** start Data provided **

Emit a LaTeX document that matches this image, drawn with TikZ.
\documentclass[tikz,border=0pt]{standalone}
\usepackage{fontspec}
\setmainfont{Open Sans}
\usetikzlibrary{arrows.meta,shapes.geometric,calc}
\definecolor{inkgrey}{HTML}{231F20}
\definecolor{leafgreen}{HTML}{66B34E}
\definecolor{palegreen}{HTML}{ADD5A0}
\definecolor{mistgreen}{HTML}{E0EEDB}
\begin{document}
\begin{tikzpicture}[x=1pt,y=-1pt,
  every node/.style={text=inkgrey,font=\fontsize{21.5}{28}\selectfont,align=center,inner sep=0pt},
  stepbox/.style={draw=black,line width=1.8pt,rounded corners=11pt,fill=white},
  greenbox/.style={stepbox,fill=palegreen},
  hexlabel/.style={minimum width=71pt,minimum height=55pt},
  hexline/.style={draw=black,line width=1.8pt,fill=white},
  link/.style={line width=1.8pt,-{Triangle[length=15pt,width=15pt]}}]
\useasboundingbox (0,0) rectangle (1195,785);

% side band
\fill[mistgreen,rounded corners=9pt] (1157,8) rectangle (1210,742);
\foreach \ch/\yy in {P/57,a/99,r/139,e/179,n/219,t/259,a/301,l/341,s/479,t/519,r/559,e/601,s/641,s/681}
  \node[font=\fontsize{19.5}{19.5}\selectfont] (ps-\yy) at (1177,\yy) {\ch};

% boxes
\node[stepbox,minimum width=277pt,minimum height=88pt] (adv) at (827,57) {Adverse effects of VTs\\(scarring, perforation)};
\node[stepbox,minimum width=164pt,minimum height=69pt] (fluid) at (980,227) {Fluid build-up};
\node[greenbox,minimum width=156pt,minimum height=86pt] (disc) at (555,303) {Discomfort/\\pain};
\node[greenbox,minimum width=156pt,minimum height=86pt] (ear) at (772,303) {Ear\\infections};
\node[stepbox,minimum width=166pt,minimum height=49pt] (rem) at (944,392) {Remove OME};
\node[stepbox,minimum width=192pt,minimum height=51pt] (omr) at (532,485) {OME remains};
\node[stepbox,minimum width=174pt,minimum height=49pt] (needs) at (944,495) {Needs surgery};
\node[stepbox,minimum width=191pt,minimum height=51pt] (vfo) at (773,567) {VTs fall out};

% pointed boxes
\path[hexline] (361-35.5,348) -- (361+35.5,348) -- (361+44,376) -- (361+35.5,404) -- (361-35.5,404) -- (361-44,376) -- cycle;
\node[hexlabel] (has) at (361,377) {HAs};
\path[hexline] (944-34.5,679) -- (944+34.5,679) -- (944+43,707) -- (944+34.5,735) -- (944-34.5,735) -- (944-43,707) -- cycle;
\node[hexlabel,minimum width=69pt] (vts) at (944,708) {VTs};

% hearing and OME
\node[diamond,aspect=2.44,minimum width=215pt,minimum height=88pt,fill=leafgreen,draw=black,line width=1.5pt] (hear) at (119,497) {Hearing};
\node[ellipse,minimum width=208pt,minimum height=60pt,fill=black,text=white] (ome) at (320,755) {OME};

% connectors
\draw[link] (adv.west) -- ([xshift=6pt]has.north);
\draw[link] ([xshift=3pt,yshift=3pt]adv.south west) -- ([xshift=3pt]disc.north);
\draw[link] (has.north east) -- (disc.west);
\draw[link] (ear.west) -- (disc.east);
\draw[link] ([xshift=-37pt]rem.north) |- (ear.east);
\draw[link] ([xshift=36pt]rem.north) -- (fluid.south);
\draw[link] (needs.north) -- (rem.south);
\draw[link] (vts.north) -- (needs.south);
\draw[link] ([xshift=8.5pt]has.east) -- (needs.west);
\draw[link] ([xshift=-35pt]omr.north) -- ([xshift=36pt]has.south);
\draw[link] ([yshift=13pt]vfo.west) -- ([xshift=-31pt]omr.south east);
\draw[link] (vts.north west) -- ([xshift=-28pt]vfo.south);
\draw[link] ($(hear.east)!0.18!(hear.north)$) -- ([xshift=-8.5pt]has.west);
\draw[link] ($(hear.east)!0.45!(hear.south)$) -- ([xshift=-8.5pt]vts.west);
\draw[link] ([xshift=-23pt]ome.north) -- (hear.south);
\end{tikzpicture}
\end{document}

** end Data provided **
** start Data provided **

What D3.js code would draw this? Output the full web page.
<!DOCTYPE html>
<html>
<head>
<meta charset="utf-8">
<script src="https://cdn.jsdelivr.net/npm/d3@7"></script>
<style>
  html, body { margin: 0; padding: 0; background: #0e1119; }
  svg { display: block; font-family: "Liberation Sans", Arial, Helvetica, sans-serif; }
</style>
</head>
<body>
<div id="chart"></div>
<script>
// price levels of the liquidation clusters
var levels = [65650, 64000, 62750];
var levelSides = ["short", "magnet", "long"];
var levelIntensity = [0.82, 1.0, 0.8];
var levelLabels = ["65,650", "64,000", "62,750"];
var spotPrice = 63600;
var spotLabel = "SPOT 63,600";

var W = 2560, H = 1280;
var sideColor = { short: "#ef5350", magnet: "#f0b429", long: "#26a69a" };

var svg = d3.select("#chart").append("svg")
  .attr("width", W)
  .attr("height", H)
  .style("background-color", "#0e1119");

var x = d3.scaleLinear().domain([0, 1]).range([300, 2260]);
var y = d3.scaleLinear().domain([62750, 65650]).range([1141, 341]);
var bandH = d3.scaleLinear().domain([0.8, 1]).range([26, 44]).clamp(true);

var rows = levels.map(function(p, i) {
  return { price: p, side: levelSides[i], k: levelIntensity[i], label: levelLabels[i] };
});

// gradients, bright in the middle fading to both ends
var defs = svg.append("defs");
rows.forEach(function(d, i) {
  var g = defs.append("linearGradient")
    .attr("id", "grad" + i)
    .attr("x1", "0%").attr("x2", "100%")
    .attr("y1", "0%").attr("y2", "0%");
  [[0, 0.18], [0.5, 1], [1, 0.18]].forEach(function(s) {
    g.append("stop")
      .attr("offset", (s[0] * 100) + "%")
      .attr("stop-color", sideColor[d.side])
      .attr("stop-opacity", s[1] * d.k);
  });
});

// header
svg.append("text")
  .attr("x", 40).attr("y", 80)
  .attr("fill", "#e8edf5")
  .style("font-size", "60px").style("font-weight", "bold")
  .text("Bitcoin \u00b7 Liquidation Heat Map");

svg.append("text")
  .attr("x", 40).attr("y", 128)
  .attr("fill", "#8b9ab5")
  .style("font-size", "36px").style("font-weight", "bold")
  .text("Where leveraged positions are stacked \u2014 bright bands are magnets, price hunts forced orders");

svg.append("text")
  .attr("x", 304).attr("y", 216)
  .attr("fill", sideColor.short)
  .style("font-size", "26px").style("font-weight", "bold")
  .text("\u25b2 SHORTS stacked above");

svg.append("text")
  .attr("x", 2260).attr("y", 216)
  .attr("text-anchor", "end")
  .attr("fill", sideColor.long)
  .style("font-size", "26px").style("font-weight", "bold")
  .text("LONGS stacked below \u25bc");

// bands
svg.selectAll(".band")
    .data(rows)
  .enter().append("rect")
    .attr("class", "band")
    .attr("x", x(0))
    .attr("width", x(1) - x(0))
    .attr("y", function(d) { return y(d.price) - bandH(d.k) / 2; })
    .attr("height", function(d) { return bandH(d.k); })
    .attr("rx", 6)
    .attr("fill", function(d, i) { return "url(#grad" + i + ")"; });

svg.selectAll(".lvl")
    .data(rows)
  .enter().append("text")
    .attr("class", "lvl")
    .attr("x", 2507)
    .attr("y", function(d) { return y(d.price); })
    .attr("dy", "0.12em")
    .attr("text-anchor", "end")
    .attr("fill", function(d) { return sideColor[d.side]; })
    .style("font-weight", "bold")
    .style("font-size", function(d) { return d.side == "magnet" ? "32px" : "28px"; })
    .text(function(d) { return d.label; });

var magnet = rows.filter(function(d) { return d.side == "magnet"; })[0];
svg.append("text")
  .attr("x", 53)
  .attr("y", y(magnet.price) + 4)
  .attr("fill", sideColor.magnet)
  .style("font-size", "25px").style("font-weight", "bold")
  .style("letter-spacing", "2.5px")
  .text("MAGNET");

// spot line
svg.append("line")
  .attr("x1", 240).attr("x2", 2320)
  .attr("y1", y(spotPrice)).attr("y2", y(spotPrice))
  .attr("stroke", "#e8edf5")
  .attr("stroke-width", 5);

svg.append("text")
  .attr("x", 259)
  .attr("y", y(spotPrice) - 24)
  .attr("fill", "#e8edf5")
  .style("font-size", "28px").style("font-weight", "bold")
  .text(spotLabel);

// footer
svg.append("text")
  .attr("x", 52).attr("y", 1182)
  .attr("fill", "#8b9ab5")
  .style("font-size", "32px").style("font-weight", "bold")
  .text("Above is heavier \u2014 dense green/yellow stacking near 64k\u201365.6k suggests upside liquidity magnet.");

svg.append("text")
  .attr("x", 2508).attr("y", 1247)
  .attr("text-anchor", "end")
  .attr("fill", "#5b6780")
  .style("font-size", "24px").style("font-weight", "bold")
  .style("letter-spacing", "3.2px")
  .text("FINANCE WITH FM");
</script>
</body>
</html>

** end Data provided **

▶ _Aim of the task_: From the data, list each line in which the string "this" appears.

▶ _Response to the exercise_:
Emit a LaTeX document that matches this image, drawn with TikZ.
What D3.js code would draw this? Output the full web page.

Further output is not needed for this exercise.